From self-confinement to renewed freedom

Published on: 25th Sep 2017


HariMaya (pseudonym), a female of 40 years born in Maru Tol in Thimi lives a happy life along with her mother in a small home that they own. Even though she has been encouraged by her near ones to get married, she has not bowed down under pressure as she does not consider marriage to be in the list of priority at this point of life. The priority for her as she says is to “raise awareness among people regarding psychosocial disability and reduce stigma in my society to make sure no one having psychosocial disability has to think twice before coming out of their home”. The confidence and determination in her voice is a testament to how far she come in terms of development of her personality in a short span of time as she puts it in her own words “I used to get very scared to stand in front of a group and speak. I felt I would rather hide behind than have to face a crowd”. As can be figured out from the statement that she had been low in confidence and self-esteem and she credits it to her mental health problem which she had to deal with since she was 15. She first started showing signs of mental health problem after she fell down from the roof and hurt her head. She recalls “the wound I received after falling from the roof has been healed but it gave me another wound which has not subsided even now. Seizure.”

The problem she has had since has affected her development and the uncertainty regarding seizure attack prevented her from continuing education beyond 8th grade.

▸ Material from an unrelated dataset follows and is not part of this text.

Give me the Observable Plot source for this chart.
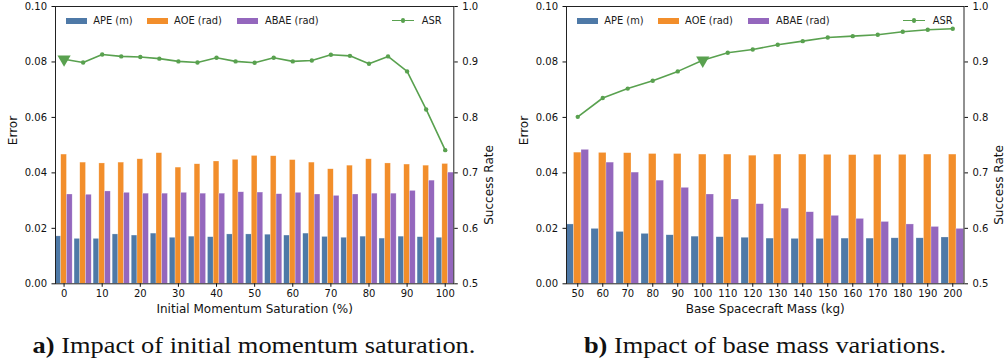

She started to confine herself inside her home more often and it severely affected socialization in her community resulting in loss of confidence and reduced self-esteem. Realizing the need to treat her, her family took her to traditional healers but it resulted in no luck as her problem still persisted. She was then taken to various hospitals and had been prescribed numerous medicines which she says “created lot of problem for me. What did not help either was lack of knowledge about the problem for not just me but my family as well”.

She was then introduced to Peer Support Program almost 2 years ago by a peer support member and participated in peer support meetings regularly. She also benefitted from OPD service which had been provided after the meetings as the medicines prescribed by the psychiatrist worked for her and the seizure attacks became less frequent. She says, “Since I joined peer support program, the fear I had of speaking in front of other people has gone. Moreover, as we meet from time to time and share our feelings, I feel very relieved to express freely. I have become more positive and it has helped me socialize and meet new people who understand me”.  Now, she is employed in a paper making company and moves around without fear of having seizure attack. She says, “I have not had seizure attack for a long time now because of regular intake of medicine and my participation in peer support program.” Similarly, she does not fear speaking about the issue before her society and after the training she received on mental health and human rights, she has been spreading awareness on mental health issues in gatherings and interaction programs. She now truly considers herself as a self-advocate and is prepared to fight for the rights of persons with psychosocial disabilities.